Figure scripts:
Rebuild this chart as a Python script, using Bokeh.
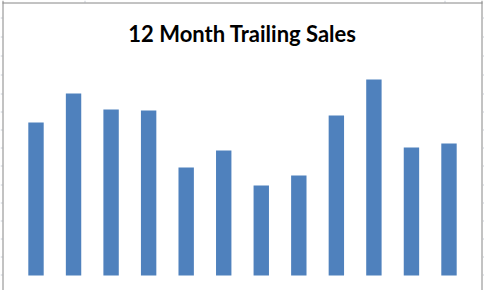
from bokeh.plotting import figure
from bokeh.models import Range1d, Span, ColumnDataSource
from bokeh.core.properties import value
from bokeh.embed import file_html
from bokeh.resources import INLINE

# Trailing twelve months of sales (in $k)
months = ["Jan", "Feb", "Mar", "Apr", "May", "Jun",
          "Jul", "Aug", "Sep", "Oct", "Nov", "Dec"]
sales = [153, 182, 166, 165, 108, 125, 90, 100, 160, 196, 128, 132]
title_text = "12 Month Trailing Sales"

W, H = 484, 290
BAR_STEP = 37.545            # px between neighbouring bars
X0 = 1 - 35.5 / BAR_STEP     # left edge of the canvas in x units
X1 = X0 + W / BAR_STEP

def sx(px):
    """Screen x pixel -> x data coordinate."""
    return X0 + px / BAR_STEP

def sy(py):
    """Screen y pixel (from top) -> y data coordinate."""
    return 275 - py

p = figure(width=W, height=H, output_backend="svg", toolbar_location=None,
           x_range=Range1d(X0, X1), y_range=Range1d(-15, 275),
           min_border=0, min_border_left=0, min_border_right=0,
           min_border_top=0, min_border_bottom=0)
p.axis.visible = False
p.grid.visible = False
p.outline_line_color = None
p.background_fill_color = "white"
p.border_fill_color = "white"

# spreadsheet cell grid peeking out around the chart object
grid_rows = [17, 36, 55, 74, 93, 111, 129, 147, 165, 184, 202, 220, 238, 256, 274]
grid_color = "#c8cdd6"
p.segment(x0=[sx(0)] * len(grid_rows), x1=[sx(2)] * len(grid_rows),
          y0=[sy(r + 0.5) for r in grid_rows], y1=[sy(r + 0.5) for r in grid_rows],
          line_color=grid_color, line_width=1)
p.segment(x0=[sx(482.5)] * len(grid_rows), x1=[sx(484)] * len(grid_rows),
          y0=[sy(r + 0.5) for r in grid_rows], y1=[sy(r + 0.5) for r in grid_rows],
          line_color=grid_color, line_width=1)
p.segment(x0=[sx(84.5), sx(444.5)], x1=[sx(84.5), sx(444.5)],
          y0=[sy(0), sy(0)], y1=[sy(2), sy(2)],
          line_color=grid_color, line_width=1)

# chart object border
border = "#868686"
p.add_layout(Span(location=sx(2.5), dimension="height", line_color=border, line_width=1))
p.add_layout(Span(location=sx(481.5), dimension="height", line_color=border, line_width=1))
p.segment(x0=[sx(2)], x1=[sx(482)], y0=[sy(2.5)], y1=[sy(2.5)],
          line_color=border, line_width=1)

src = ColumnDataSource(dict(x=list(range(1, len(months) + 1)), month=months, sales=sales))
p.vbar(x="x", top="sales", bottom=0, width=0.41, source=src,
       fill_color="#4f81bd", line_color=None)

p.text(x=[sx(242)], y=[sy(33)], text=[title_text],
       text_font=value("Lato"), text_font_style="bold", text_font_size="22px",
       text_align="center", text_baseline="alphabetic", text_color="black")

open("out.html", "w").write(file_html(p, INLINE))
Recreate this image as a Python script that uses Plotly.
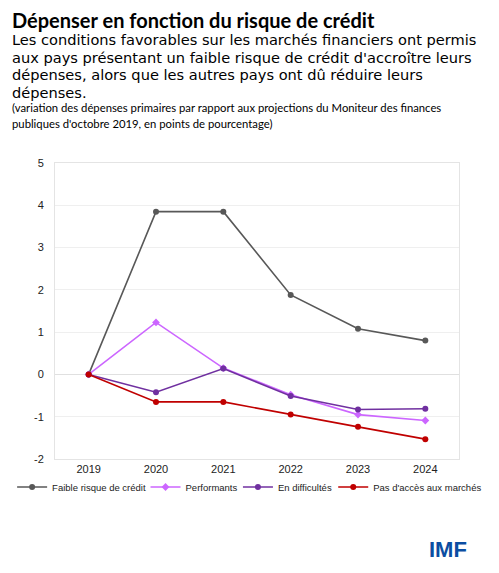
import plotly.graph_objects as go

years = ['2019', '2020', '2021', '2022', '2023', '2024']

faible_risque = [0, 3.85, 3.85, 1.88, 1.08, 0.80]
performants = [0, 1.23, 0.15, -0.48, -0.95, -1.09]
en_difficultes = [0, -0.42, 0.14, -0.51, -0.83, -0.81]
pas_acces = [0, -0.65, -0.65, -0.95, -1.24, -1.53]

y_ticks = [-2, -1, 0, 1, 2, 3, 4, 5]
y_ticktext = ['-2', '-1', '0', '1', '2', '3', '4', '5']

series = [
    ('Faible risque de crédit', faible_risque, '#585858', 'circle'),
    ('Performants', performants, '#cc66ff', 'diamond'),
    ('En difficultés', en_difficultes, '#7030a0', 'circle'),
    ("Pas d'accès aux marchés", pas_acces, '#c00000', 'circle'),
]

# plot area in pixels: x 55..479, y 163..459
def px_x(p):
    return (p - 55) / 424.0

def px_y(p):
    return (459 - p) / 296.0

legend_left = [10, 150, 247, 347]   # px where each legend entry starts

fig = go.Figure()
legends = {}
for i, (name, vals, color, sym) in enumerate(series):
    key = 'legend' if i == 0 else 'legend%d' % (i + 1)
    fig.add_trace(go.Scatter(x=years, y=vals, name=name, mode='lines+markers',
                             line=dict(color=color, width=1.6),
                             marker=dict(color=color, size=6, symbol=sym),
                             legend=key))
    legends[key] = dict(orientation='h', x=px_x(legend_left[i]), xanchor='left',
                        y=px_y(487), yanchor='middle', bgcolor='rgba(0,0,0,0)',
                        font=dict(size=9.5, color='#222222'), itemwidth=30)

sub_lines = [
    "Les conditions favorables sur les marchés financiers ont permis",
    "aux pays présentant un faible risque de crédit d'accroître leurs",
    "dépenses, alors que les autres pays ont dû réduire leurs",
    "dépenses.",
]
note_lines = [
    "(variation des dépenses primaires par rapport aux projections du Moniteur des finances",
    "publiques d'octobre 2019, en points de pourcentage)",
]

annotations = [
    dict(text='<b>Dépenser en fonction du risque de crédit</b>', x=px_x(9), y=px_y(7),
         font=dict(size=20, color='#000000', family='Lato, sans-serif')),
    dict(text='<b>IMF</b>', x=px_x(488), y=px_y(536),
         xanchor='right', font=dict(size=22, color='#0b4ea2', family='Liberation Sans, Arial')),
]
for i, line in enumerate(sub_lines):
    annotations.append(dict(text=line, x=px_x(9), y=px_y(30 + 17.7 * i),
                            font=dict(size=14.6, color='#000000', family='DejaVu Sans')))
for i, line in enumerate(note_lines):
    annotations.append(dict(text=line, x=px_x(9), y=px_y(100 + 16 * i),
                            font=dict(size=11.3, color='#000000', family='Lato, sans-serif')))
for a in annotations:
    a.setdefault('xanchor', 'left')
    a.update(xref='paper', yref='paper', yanchor='top', align='left',
             showarrow=False, borderpad=0)

fig.update_layout(
    width=499, height=573,
    margin=dict(l=55, r=20, t=163, b=114),
    paper_bgcolor='white', plot_bgcolor='white',
    font=dict(family='Liberation Sans, Arial', size=11, color='#222222'),
    showlegend=True,
    annotations=annotations,
    xaxis=dict(range=[-0.5, 5.5], showgrid=False, showline=True, linecolor='#e4e4e4',
               mirror=True, ticks='', tickfont=dict(size=11), automargin=False),
    yaxis=dict(range=[-2, 5], tickvals=y_ticks, ticktext=y_ticktext,
               showgrid=True, gridcolor='#efefef',
               showline=True, linecolor='#e4e4e4', mirror=True, zeroline=True,
               zerolinecolor='#e0e0e0', zerolinewidth=1, ticks='',
               tickfont=dict(size=11), ticklabelstandoff=8, automargin=False),
    **legends
)

# drop the default page margin and scrollbars so the figure sits at the window origin
fig.write_html('out.html', config={'displayModeBar': False},
               post_script="document.body.style.margin='0';"
                           "document.body.style.overflow='hidden';"
                           "document.documentElement.style.overflow='hidden';")
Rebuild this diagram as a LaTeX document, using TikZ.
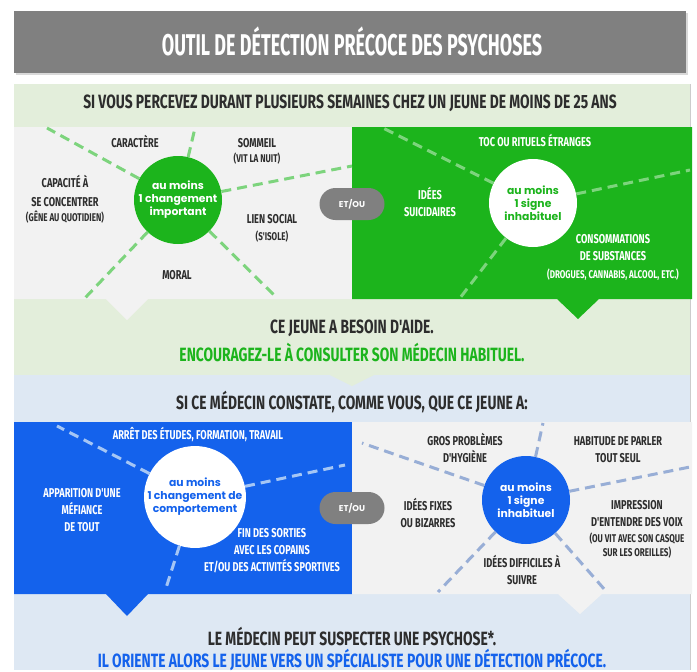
\documentclass[tikz,border=0pt]{standalone}
\usepackage{fontspec}
\setmainfont{Fira Sans}
\newfontfamily\condfont[FakeStretch=0.72]{Fira Sans}
\newfontfamily\titlefont[FakeStretch=0.6]{Fira Sans}
\newfontfamily\roundfont{Poppins}
\newcommand{\smtxt}{\fontsize{11.2}{13}\selectfont}

\definecolor{titlegray}{RGB}{128,128,128}
\definecolor{panelgreen}{RGB}{227,238,219}
\definecolor{boxgray}{RGB}{242,242,242}
\definecolor{vivgreen}{RGB}{28,180,28}
\definecolor{dashgreen}{RGB}{125,212,125}
\definecolor{panelblue}{RGB}{222,232,243}
\definecolor{vivblue}{RGB}{20,98,236}
\definecolor{dashblue}{RGB}{165,198,245}
\definecolor{dashslate}{RGB}{152,174,214}
\definecolor{textdark}{RGB}{45,45,45}

\tikzset{
  lab/.style={font=\condfont\bfseries\fontsize{12.8}{17}\selectfont, text=textdark, align=center, inner sep=0pt},
  wlab/.style={lab, text=white},
  head/.style={font=\condfont\bfseries\fontsize{19.2}{21}\selectfont, text=textdark, inner sep=0pt},
  spoke/.style={line width=3pt, dash pattern=on 10pt off 6pt},
  hub/.style={circle, minimum size=88pt, inner sep=0pt, align=center, font=\roundfont\bfseries\fontsize{10.8}{13}\selectfont},
  pill/.style={rectangle, rounded corners=16pt, fill=titlegray, minimum width=65pt, minimum height=32pt, text=white, font=\roundfont\bfseries\fontsize{8.5}{9}\selectfont}
}

\begin{document}
\begin{tikzpicture}[x=1pt,y=-1pt]
\useasboundingbox (0,0) rectangle (697,672);
\fill[white] (0,0) rectangle (697,672);

% title
\fill[black!15] (16,13) rectangle (688,75);
\fill[titlegray] (14,11) rectangle (686,73);
\node[font=\titlefont\bfseries\fontsize{30}{32}\selectfont, text=white, inner sep=0pt] (title) at (352,41) {OUTIL DE DÉTECTION PRÉCOCE DES PSYCHOSES};

% panels
\fill[panelgreen] (14,84) rectangle (690,375);
\fill[panelblue] (14,375) rectangle (690,670);
\draw[black!20] (690,84) -- (690,670);
\fill[panelgreen] (330,375) -- (352,386) -- (374,375) -- cycle;

% boxes with pointers
\fill[boxgray] (14,127) -- (352,127) -- (352,299) -- (148,299) -- (127,320) -- (106,299) -- (14,299) -- cycle;
\fill[vivgreen] (352,127) -- (692,127) -- (692,299) -- (599,299) -- (578,319) -- (557,299) -- (352,299) -- cycle;
\fill[vivblue] (14,422) -- (352,422) -- (352,594) -- (148,594) -- (127,616) -- (106,594) -- (14,594) -- cycle;
\fill[boxgray] (352,422) -- (692,422) -- (692,594) -- (602,594) -- (580,614) -- (558,594) -- (352,594) -- cycle;

% headers
\node[head] (percu) at (350,103) {SI VOUS PERCEVEZ DURANT PLUSIEURS SEMAINES CHEZ UN JEUNE DE MOINS DE 25 ANS};
\node[head] (aide) at (352,328) {CE JEUNE A BESOIN D'AIDE.};
\node[head, text=vivgreen] (consult) at (352,352) {ENCOURAGEZ-LE À CONSULTER SON MÉDECIN HABITUEL.};
\node[head] (constat) at (352,402) {SI CE MÉDECIN CONSTATE, COMME VOUS, QUE CE JEUNE A:};
\node[head] (suspect) at (352,636) {LE MÉDECIN PEUT SUSPECTER UNE PSYCHOSE*.};
\node[head, text=vivblue] (oriente) at (352,660) {IL ORIENTE ALORS LE JEUNE VERS UN SPÉCIALISTE POUR UNE DÉTECTION PRÉCOCE.};

% hubs
\node[hub, fill=vivgreen, text=white] (chg) at (178,200) {au moins\\1 changement\\important};
\node[hub, fill=white, text=vivgreen] (sig) at (533,203) {au moins\\1 signe\\inhabituel};
\node[hub, fill=white, text=vivblue] (comp) at (195,497) {au moins\\1 changement de\\comportement};
\node[hub, fill=vivblue, text=white] (inh) at (526,500) {au moins\\1 signe\\inhabituel};

% spoke ends
\coordinate (g1) at (47,128);  \coordinate (g2) at (195,128); \coordinate (g3) at (352,166);
\coordinate (g4) at (85,298);  \coordinate (g5) at (277,298);
\coordinate (v1) at (383,128); \coordinate (v2) at (690,170); \coordinate (v3) at (460,298);
\coordinate (b1) at (57,426);  \coordinate (b2) at (345,465); \coordinate (b3) at (166,588);
\coordinate (c1) at (362,443); \coordinate (c2) at (543,423); \coordinate (c3) at (690,467);
\coordinate (c4) at (438,592); \coordinate (c5) at (605,590);

\foreach \e in {g1,g2,g3,g4,g5} \draw[spoke, dashgreen] (chg) -- (\e);
\foreach \e in {v1,v2,v3} \draw[spoke, dashgreen] (sig) -- (\e);
\foreach \e in {b1,b2,b3} \draw[spoke, dashblue] (comp) -- (\e);
\foreach \e in {c1,c2,c3,c4,c5} \draw[spoke, dashslate] (inh) -- (\e);

% labels, first box
\node[lab] (caract) at (135,141) {CARACTÈRE};
\node[lab] (sommeil) at (257,151) {SOMMEIL\\[-2pt]{\smtxt (VIT LA NUIT)}};
\node[lab] (capac) at (65,199) {CAPACITÉ À\\[2pt]SE CONCENTRER\\[-2pt]{\smtxt (GÊNE AU QUOTIDIEN)}};
\node[lab] (lien) at (272,228) {LIEN SOCIAL\\{\smtxt (S'ISOLE)}};
\node[lab] (moral) at (177,275) {MORAL};

% labels, green box
\node[wlab] (toc) at (535,140) {TOC OU RITUELS ÉTRANGES};
\node[wlab] (suic) at (430,202) {IDÉES\\SUICIDAIRES};
\node[wlab] (conso) at (613,257) {CONSOMMATIONS\\DE SUBSTANCES\\[1pt]{\smtxt (DROGUES, CANNABIS, ALCOOL, ETC.)}};

% labels, blue box
\node[wlab] (arret) at (198,435) {ARRÊT DES ÉTUDES, FORMATION, TRAVAIL};
\node[wlab] (mefi) at (82,510) {APPARITION D'UNE\\MÉFIANCE\\DE TOUT};
\node[wlab] (sorties) at (272,551) {FIN DES SORTIES\\AVEC LES COPAINS\\ET/OU DES ACTIVITÉS SPORTIVES};

% labels, last box
\node[lab] (hyg) at (465,448) {GROS PROBLÈMES\\D'HYGIÈNE};
\node[lab] (parler) at (618,450) {HABITUDE DE PARLER\\TOUT SEUL};
\node[lab] (fixes) at (428,513) {IDÉES FIXES\\OU BIZARRES};
\node[lab] (voix) at (637,529) {IMPRESSION\\D'ENTENDRE DES VOIX\\[-1pt]{\smtxt (OU VIT AVEC SON CASQUE}\\[-3pt]{\smtxt SUR LES OREILLES)}};
\node[lab] (suivre) at (522,570) {IDÉES DIFFICILES À\\SUIVRE};

% et/ou
\node[pill] (et1) at (352,204) {ET/OU};
\node[pill] (et2) at (352,508) {ET/OU};
\end{tikzpicture}
\end{document}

* **The exercise**
Would you restate, exactly and with no pictures, the lines of the entries above from the one containing "Recreate this image" through the one containing "y_ticktext = ['-2', '-1', '0', '1', '2', '3', '4', '5']"?

* **Correct response**
Recreate this image as a Python script that uses Plotly.
import plotly.graph_objects as go

years = ['2019', '2020', '2021', '2022', '2023', '2024']

faible_risque = [0, 3.85, 3.85, 1.88, 1.08, 0.80]
performants = [0, 1.23, 0.15, -0.48, -0.95, -1.09]
en_difficultes = [0, -0.42, 0.14, -0.51, -0.83, -0.81]
pas_acces = [0, -0.65, -0.65, -0.95, -1.24, -1.53]

y_ticks = [-2, -1, 0, 1, 2, 3, 4, 5]
y_ticktext = ['-2', '-1', '0', '1', '2', '3', '4', '5']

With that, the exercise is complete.